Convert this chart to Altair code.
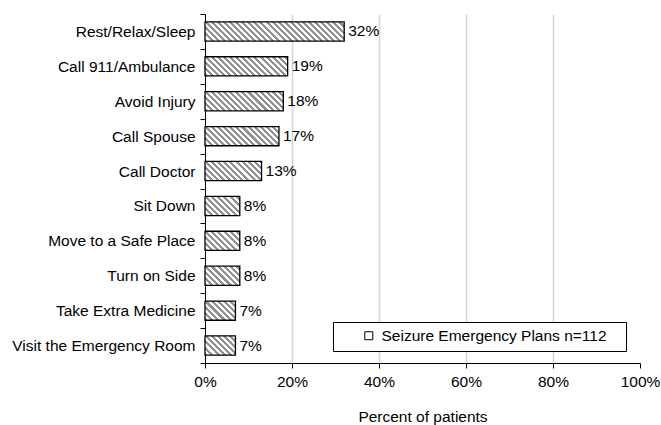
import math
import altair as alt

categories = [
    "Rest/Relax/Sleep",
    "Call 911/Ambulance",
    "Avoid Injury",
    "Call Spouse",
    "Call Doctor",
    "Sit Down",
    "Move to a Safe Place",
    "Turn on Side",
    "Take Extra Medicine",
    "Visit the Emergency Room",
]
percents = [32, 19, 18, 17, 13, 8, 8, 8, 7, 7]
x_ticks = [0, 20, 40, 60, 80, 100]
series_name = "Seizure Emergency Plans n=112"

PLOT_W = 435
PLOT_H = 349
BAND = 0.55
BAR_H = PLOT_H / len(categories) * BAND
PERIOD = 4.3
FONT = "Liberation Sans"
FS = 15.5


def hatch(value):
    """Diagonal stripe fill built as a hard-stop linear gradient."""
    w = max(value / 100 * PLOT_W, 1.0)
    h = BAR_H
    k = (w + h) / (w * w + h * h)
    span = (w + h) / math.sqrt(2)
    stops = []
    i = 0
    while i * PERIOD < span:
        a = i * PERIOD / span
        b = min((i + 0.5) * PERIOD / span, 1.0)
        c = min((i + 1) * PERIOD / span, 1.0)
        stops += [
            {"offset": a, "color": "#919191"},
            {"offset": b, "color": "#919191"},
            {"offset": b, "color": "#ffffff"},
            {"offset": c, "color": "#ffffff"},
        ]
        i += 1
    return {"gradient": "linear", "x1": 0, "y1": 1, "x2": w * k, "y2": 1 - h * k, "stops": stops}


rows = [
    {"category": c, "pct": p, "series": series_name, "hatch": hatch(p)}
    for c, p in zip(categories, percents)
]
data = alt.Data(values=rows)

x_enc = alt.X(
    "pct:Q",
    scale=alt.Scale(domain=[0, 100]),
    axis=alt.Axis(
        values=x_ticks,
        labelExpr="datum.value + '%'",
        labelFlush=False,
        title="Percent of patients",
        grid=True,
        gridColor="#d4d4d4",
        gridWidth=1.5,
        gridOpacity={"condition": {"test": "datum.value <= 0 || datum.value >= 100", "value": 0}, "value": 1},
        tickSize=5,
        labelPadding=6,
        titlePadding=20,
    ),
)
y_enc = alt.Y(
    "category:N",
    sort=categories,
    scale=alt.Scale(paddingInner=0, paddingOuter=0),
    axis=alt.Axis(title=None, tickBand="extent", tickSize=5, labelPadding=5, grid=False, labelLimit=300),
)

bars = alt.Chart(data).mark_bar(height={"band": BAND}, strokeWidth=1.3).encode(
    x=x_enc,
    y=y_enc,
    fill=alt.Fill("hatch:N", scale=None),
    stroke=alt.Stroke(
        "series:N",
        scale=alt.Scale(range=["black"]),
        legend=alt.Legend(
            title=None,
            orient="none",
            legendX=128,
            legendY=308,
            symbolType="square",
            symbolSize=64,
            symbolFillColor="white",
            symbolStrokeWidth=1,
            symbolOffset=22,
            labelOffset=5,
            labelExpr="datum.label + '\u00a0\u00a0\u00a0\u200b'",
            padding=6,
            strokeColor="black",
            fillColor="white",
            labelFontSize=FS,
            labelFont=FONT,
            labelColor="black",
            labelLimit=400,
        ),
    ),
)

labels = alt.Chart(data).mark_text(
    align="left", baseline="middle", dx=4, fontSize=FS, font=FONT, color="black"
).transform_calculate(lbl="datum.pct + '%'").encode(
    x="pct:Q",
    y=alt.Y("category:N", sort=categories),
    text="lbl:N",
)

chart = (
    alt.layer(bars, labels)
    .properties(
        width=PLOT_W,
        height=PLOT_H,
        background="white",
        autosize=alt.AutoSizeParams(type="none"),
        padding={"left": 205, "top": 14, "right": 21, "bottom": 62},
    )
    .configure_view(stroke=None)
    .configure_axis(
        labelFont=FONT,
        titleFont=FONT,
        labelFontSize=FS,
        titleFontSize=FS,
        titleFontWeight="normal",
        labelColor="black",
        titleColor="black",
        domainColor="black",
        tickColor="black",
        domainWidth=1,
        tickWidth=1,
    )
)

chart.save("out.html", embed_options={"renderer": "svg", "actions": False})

▸ Instructions for the task: Output an exact copy of the material, with the pictures removed.

▸ Answer for the task:
Convert this chart to Altair code.
import math
import altair as alt

categories = [
    "Rest/Relax/Sleep",
    "Call 911/Ambulance",
    "Avoid Injury",
    "Call Spouse",
    "Call Doctor",
    "Sit Down",
    "Move to a Safe Place",
    "Turn on Side",
    "Take Extra Medicine",
    "Visit the Emergency Room",
]
percents = [32, 19, 18, 17, 13, 8, 8, 8, 7, 7]
x_ticks = [0, 20, 40, 60, 80, 100]
series_name = "Seizure Emergency Plans n=112"

PLOT_W = 435
PLOT_H = 349
BAND = 0.55
BAR_H = PLOT_H / len(categories) * BAND
PERIOD = 4.3
FONT = "Liberation Sans"
FS = 15.5


def hatch(value):
    """Diagonal stripe fill built as a hard-stop linear gradient."""
    w = max(value / 100 * PLOT_W, 1.0)
    h = BAR_H
    k = (w + h) / (w * w + h * h)
    span = (w + h) / math.sqrt(2)
    stops = []
    i = 0
    while i * PERIOD < span:
        a = i * PERIOD / span
        b = min((i + 0.5) * PERIOD / span, 1.0)
        c = min((i + 1) * PERIOD / span, 1.0)
        stops += [
            {"offset": a, "color": "#919191"},
            {"offset": b, "color": "#919191"},
            {"offset": b, "color": "#ffffff"},
            {"offset": c, "color": "#ffffff"},
        ]
        i += 1
    return {"gradient": "linear", "x1": 0, "y1": 1, "x2": w * k, "y2": 1 - h * k, "stops": stops}


rows = [
    {"category": c, "pct": p, "series": series_name, "hatch": hatch(p)}
    for c, p in zip(categories, percents)
]
data = alt.Data(values=rows)

x_enc = alt.X(
    "pct:Q",
    scale=alt.Scale(domain=[0, 100]),
    axis=alt.Axis(
        values=x_ticks,
        labelExpr="datum.value + '%'",
        labelFlush=False,
        title="Percent of patients",
        grid=True,
        gridColor="#d4d4d4",
        gridWidth=1.5,
        gridOpacity={"condition": {"test": "datum.value <= 0 || datum.value >= 100", "value": 0}, "value": 1},
        tickSize=5,
        labelPadding=6,
        titlePadding=20,
    ),
)
y_enc = alt.Y(
    "category:N",
    sort=categories,
    scale=alt.Scale(paddingInner=0, paddingOuter=0),
    axis=alt.Axis(title=None, tickBand="extent", tickSize=5, labelPadding=5, grid=False, labelLimit=300),
)

bars = alt.Chart(data).mark_bar(height={"band": BAND}, strokeWidth=1.3).encode(
    x=x_enc,
    y=y_enc,
    fill=alt.Fill("hatch:N", scale=None),
    stroke=alt.Stroke(
        "series:N",
        scale=alt.Scale(range=["black"]),
        legend=alt.Legend(
            title=None,
            orient="none",
            legendX=128,
            legendY=308,
            symbolType="square",
            symbolSize=64,
            symbolFillColor="white",
            symbolStrokeWidth=1,
            symbolOffset=22,
            labelOffset=5,
            labelExpr="datum.label + '\u00a0\u00a0\u00a0\u200b'",
            padding=6,
            strokeColor="black",
            fillColor="white",
            labelFontSize=FS,
            labelFont=FONT,
            labelColor="black",
            labelLimit=400,
        ),
    ),
)

labels = alt.Chart(data).mark_text(
    align="left", baseline="middle", dx=4, fontSize=FS, font=FONT, color="black"
).transform_calculate(lbl="datum.pct + '%'").encode(
    x="pct:Q",
    y=alt.Y("category:N", sort=categories),
    text="lbl:N",
)

chart = (
    alt.layer(bars, labels)
    .properties(
        width=PLOT_W,
        height=PLOT_H,
        background="white",
        autosize=alt.AutoSizeParams(type="none"),
        padding={"left": 205, "top": 14, "right": 21, "bottom": 62},
    )
    .configure_view(stroke=None)
    .configure_axis(
        labelFont=FONT,
        titleFont=FONT,
        labelFontSize=FS,
        titleFontSize=FS,
        titleFontWeight="normal",
        labelColor="black",
        titleColor="black",
        domainColor="black",
        tickColor="black",
        domainWidth=1,
        tickWidth=1,
    )
)

chart.save("out.html", embed_options={"renderer": "svg", "actions": False})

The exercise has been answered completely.